Hastanın sigara kullanımı, asbest maruziyeti, ailedeki kanser öyküsü gibi durumların nodülün ayrımını yaparken ipucu verdiğine işaret eden Babaoğlu, “Örneğin 4 milimetreden küçük akciğer nodülleri eğer kişi sigara içmiyor, ailesinde veya kendisinde kanser öyküsü yoksa takip gerektirmemektedir. 8 milimetreden büyük nodüller ise 2 yıla kadar, başta 3 ayda bir olmak üzere, yakın takip gerektirmektedir.” bilgisini paylaştı.
Tomografi ile tespit edilen her nodül için “PET-BT çekilmeli mi?” sorusunu da yanıtlayan Babaoğlu, PET-BT çekiminin 1 santimetreden küçük nodüller için uygun olmadığının altını çizdi.

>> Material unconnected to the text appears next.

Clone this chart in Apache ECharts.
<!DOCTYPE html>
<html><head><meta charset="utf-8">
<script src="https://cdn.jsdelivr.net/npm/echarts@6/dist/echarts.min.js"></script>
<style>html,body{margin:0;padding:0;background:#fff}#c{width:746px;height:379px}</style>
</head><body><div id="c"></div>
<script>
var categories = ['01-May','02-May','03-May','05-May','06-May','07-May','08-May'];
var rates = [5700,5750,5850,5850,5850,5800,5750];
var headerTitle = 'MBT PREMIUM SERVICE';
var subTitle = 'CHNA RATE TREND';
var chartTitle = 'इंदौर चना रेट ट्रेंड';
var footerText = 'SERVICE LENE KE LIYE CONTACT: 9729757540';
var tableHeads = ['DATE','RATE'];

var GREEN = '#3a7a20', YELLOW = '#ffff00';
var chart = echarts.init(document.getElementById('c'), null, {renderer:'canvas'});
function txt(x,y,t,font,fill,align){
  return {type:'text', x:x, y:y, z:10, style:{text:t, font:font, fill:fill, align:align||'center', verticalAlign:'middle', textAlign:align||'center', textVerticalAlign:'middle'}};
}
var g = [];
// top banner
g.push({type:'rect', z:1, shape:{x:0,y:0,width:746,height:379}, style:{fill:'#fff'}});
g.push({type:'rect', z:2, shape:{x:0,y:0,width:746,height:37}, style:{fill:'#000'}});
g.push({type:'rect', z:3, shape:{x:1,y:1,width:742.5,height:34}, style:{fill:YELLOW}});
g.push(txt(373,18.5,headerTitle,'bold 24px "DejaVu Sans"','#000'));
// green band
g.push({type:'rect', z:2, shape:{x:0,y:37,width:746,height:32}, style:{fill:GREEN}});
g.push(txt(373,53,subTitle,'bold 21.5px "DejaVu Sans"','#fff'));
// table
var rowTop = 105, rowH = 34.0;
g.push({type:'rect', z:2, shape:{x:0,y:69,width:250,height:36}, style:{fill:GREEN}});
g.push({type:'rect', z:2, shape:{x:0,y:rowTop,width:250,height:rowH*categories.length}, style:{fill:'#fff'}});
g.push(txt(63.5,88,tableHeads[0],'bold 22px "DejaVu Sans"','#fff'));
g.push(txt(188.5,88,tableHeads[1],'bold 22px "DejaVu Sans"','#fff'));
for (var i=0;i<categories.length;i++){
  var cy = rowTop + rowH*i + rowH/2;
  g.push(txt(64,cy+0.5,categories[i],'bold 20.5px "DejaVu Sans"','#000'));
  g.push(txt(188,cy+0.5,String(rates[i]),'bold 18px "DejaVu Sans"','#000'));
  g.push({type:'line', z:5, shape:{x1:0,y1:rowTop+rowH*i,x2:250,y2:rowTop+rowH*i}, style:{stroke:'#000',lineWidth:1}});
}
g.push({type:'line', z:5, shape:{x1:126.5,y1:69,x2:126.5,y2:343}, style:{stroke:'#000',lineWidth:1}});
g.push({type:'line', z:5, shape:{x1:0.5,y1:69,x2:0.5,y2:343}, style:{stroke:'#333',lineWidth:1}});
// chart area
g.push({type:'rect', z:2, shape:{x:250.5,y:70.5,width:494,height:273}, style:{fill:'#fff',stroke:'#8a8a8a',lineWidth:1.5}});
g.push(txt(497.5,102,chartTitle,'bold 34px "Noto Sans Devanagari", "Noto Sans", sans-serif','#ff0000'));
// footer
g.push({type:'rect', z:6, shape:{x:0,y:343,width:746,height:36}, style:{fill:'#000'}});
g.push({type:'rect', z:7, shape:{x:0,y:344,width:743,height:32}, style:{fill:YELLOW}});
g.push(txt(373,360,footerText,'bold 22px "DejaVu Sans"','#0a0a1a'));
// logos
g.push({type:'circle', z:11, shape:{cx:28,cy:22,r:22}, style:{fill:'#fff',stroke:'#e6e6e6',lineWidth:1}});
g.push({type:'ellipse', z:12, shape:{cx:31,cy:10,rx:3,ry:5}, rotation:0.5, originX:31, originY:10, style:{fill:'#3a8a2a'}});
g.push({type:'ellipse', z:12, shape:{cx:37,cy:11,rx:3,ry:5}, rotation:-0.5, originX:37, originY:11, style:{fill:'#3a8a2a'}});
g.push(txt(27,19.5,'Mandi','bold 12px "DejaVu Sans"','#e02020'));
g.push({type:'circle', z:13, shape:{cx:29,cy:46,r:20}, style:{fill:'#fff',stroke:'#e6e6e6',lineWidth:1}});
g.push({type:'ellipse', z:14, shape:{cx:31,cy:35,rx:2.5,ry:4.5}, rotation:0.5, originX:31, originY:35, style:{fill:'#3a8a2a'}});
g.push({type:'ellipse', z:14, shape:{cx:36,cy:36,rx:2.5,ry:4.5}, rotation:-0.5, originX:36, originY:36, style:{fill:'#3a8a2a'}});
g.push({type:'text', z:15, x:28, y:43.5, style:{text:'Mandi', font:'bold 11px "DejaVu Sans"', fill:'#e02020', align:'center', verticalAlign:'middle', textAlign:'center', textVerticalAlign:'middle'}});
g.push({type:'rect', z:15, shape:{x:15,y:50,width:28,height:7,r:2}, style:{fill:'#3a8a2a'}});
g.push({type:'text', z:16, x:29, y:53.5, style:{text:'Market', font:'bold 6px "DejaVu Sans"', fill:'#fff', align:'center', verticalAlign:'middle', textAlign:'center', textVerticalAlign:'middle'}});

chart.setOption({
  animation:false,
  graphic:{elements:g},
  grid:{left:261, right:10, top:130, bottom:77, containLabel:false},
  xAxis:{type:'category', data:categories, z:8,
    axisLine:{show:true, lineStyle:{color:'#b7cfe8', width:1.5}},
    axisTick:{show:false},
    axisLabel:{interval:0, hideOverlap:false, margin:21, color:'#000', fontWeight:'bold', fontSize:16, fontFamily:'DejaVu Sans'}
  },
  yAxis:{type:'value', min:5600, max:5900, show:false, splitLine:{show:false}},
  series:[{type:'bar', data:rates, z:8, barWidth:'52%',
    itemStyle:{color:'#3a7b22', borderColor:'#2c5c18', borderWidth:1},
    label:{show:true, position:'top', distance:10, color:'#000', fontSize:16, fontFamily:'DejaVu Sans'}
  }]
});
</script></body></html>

Nodüllerin takibinin mutlaka göğüs hastalıkları uzmanınca yapılması gerektiğini belirten Babaoğlu, şu ifadeleri kullandı:
“Gereksiz yere sık çekilen tomografilerin kanserojen etkisinin olduğu bilinmektedir. O nedenle bu konuda uzman hekimlerce, uygun olan aralıklarda takiplerin yapılması önemlidir. Nodüller mutlaka 1 milimetre kesit kalınlığında çekilen akciğer tomografileri ile takip edilmelidir. Daha kalın kesit kalınlıklarında yanıltıcı sonuçlar ortaya çıkabilir.”

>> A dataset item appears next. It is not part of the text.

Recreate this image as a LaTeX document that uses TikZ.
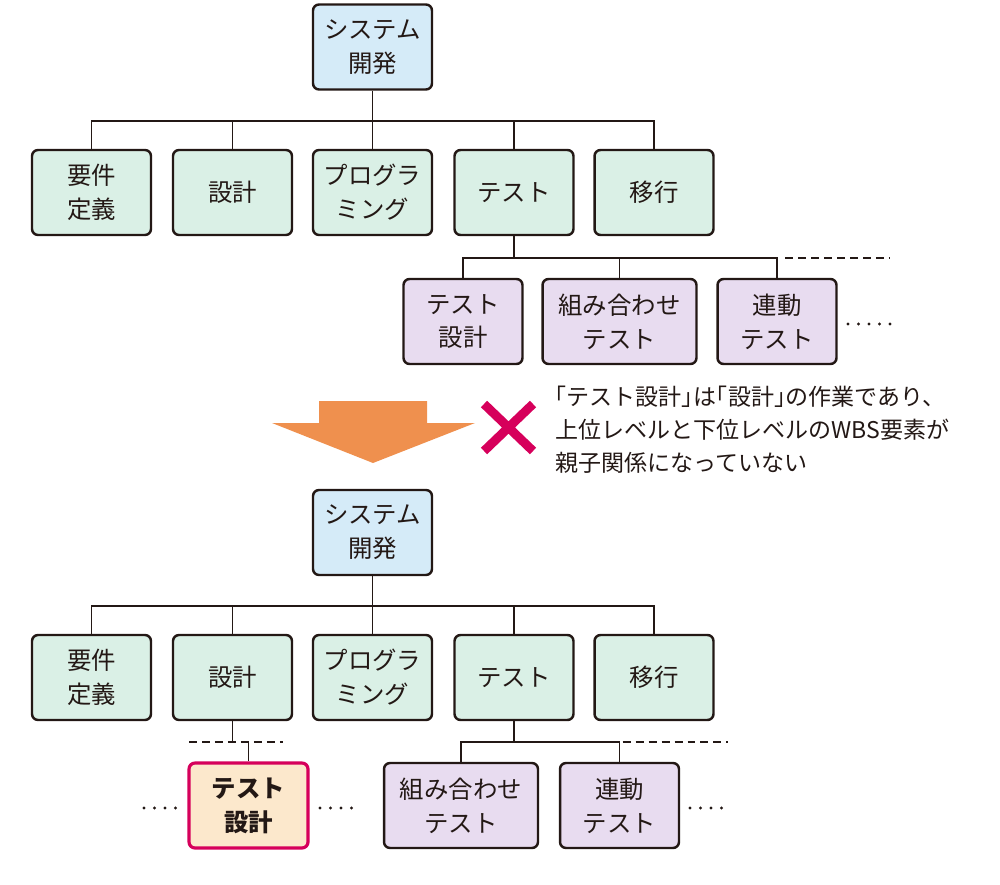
\documentclass[tikz,border=0pt]{standalone}
\usepackage{fontspec}
\setmainfont{Noto Sans CJK JP}
\usepackage{tikz}
\usetikzlibrary{shapes,arrows,positioning,calc}

\definecolor{wbsline}{HTML}{231815}
\definecolor{rootblue}{HTML}{D5EBF8}
\definecolor{phasegreen}{HTML}{DAF0E6}
\definecolor{taskpurple}{HTML}{E8DCF0}
\definecolor{focusfill}{HTML}{FCE8CC}
\definecolor{ngred}{HTML}{D6005B}
\definecolor{downorange}{HTML}{EF904E}

\newcommand{\boxfont}{\fontsize{13.9pt}{19.3pt}\selectfont}
\newcommand{\notefont}{\fontsize{13.1pt}{18.8pt}\selectfont}
\newcommand{\openq}{\kern-0.5em「}
\newcommand{\closeq}{」\kern-0.5em}

\begin{document}
\begin{tikzpicture}[x=0.02cm,y=-0.02cm,auto]
%\draw[gray,very thin] (0,0) grid[step=50] (1000,885);
\useasboundingbox (0,0) rectangle (1000,885);
\tikzstyle{block} = [draw=wbsline, shape=rectangle, rounded corners=0.12cm, minimum height=1.7cm, minimum width=2.38cm, line width=1.4pt, align=center, font=\boxfont, text=wbsline, inner sep=1pt]
\tikzstyle{rootbox} = [block, fill=rootblue]
\tikzstyle{phase} = [block, fill=phasegreen]
\tikzstyle{task} = [block, fill=taskpurple]
\tikzstyle{widebox} = [minimum width=3.08cm]
\tikzstyle{focus} = [block, draw=ngred, fill=focusfill, line width=1.8pt, font=\boxfont\bfseries]
\tikzstyle{more} = [dashed, dash pattern=on 0.16cm off 0.1cm]
\tikzstyle{dots} = [line width=1.8pt, line cap=round, dash pattern=on 0pt off 0.21cm]
%Creating Blocks and Connection Nodes (before)
\node at (372.5,47) [rootbox] (root1) {システム\\開発};
\node at (91.5,192.5) [phase] (req1) {要件\\定義};
\node at (232.5,192.5) [phase] (des1) {設計};
\node at (372.5,192.5) [phase] (prg1) {プログラ\\ミング};
\node at (514,192.5) [phase] (tst1) {テスト};
\node at (654,192.5) [phase] (mig1) {移行};
\node at (463,321.5) [task] (tdes1) {テスト\\設計};
\node at (619.5,321.5) [task,widebox] (comb1) {組み合わせ\\テスト};
\node at (777,321.5) [task] (link1) {連動\\テスト};
\coordinate (bus1) at (372.5,121);
\coordinate (bus2) at (514,258);
\coordinate (more1) at (890,258);
%Creating Blocks and Connection Nodes (after)
\node at (372.5,532.5) [rootbox] (root2) {システム\\開発};
\node at (91.5,677.5) [phase] (req2) {要件\\定義};
\node at (232.5,677.5) [phase] (des2) {設計};
\node at (372.5,677.5) [phase] (prg2) {プログラ\\ミング};
\node at (514,677.5) [phase] (tst2) {テスト};
\node at (654,677.5) [phase] (mig2) {移行};
\node at (248.5,805.5) [focus] (tdes2) {テスト\\設計};
\node at (461,805.5) [task,widebox] (comb2) {組み合わせ\\テスト};
\node at (619.5,805.5) [task] (link2) {連動\\テスト};
\coordinate (bus3) at (372.5,606);
\coordinate (bus4) at (232.5,742);
\coordinate (bus5) at (514,742);
\begin{scope}[line width = 1.1pt, draw=wbsline]
\draw (root1) -- (bus1);
\foreach \n in {req1,des1,prg1,tst1,mig1} \draw (\n.north) |- (bus1);
\draw (tst1) -- (bus2);
\foreach \n in {tdes1,comb1,link1} \draw (\n.north) |- (bus2);
\draw[more] ($(link1.north |- bus2)+(8,0)$) -- (more1);
\draw (root2) -- (bus3);
\foreach \n in {req2,des2,prg2,tst2,mig2} \draw (\n.north) |- (bus3);
\draw (des2) -- (bus4);
\draw[more] (189,742) -- (283,742);
\draw (tdes2.north) -- (tdes2.north |- bus4);
\draw (tst2) -- (bus5);
\foreach \n in {comb2,link2} \draw (\n.north) |- (bus5);
\draw[more] ($(link2.north |- bus5)+(3,0)$) -- (728,742);
\end{scope}
%dots
\draw[dots,wbsline] (848,324) -- (891,324);
\draw[dots,wbsline] (144,808) -- (177,808);
\draw[dots,wbsline] (320,808) -- (353,808);
\draw[dots,wbsline] (690,808) -- (723,808);
%arrow and mark
\fill[downorange] (319,401) -- (427,401) -- (427,423) -- (475,423) -- (373,463) -- (272,423) -- (319,423) -- cycle;
\draw[ngred, line width=0.18cm] (484,404) -- (533,451) (533,404) -- (484,451);
\node at (555,386) [anchor=north west, align=left, inner sep=0pt, font=\notefont, text=wbsline] (note) {\openq テスト設計\closeq は\openq 設計\closeq の作業であり、\\上位レベルと下位レベルのWBS要素が\\親子関係になっていない};
\end{tikzpicture}
\end{document}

Babaoğlu, her nodülün kötü huylu olmadığına dikkati çekerek, bu nodüller için cerrahi işleme ihtiyaç olmadığını vurguladı.
Nodül büyüklüğünün takip edilmesinin önemini vurgulayan Babaoğlu, “Uygun takip aralıklarında çekilen tomografilerde büyüyen nodüller cerrahi olarak çıkarılır. Ayrıca ilk tespit edildiğinde 8 milimetreden büyük olup alınan iğne biyopsilerinde kötü huylu olduğu ortaya konmuş olan nodüller de cerrahi için uygundur.” değerlendirmesinde bulundu.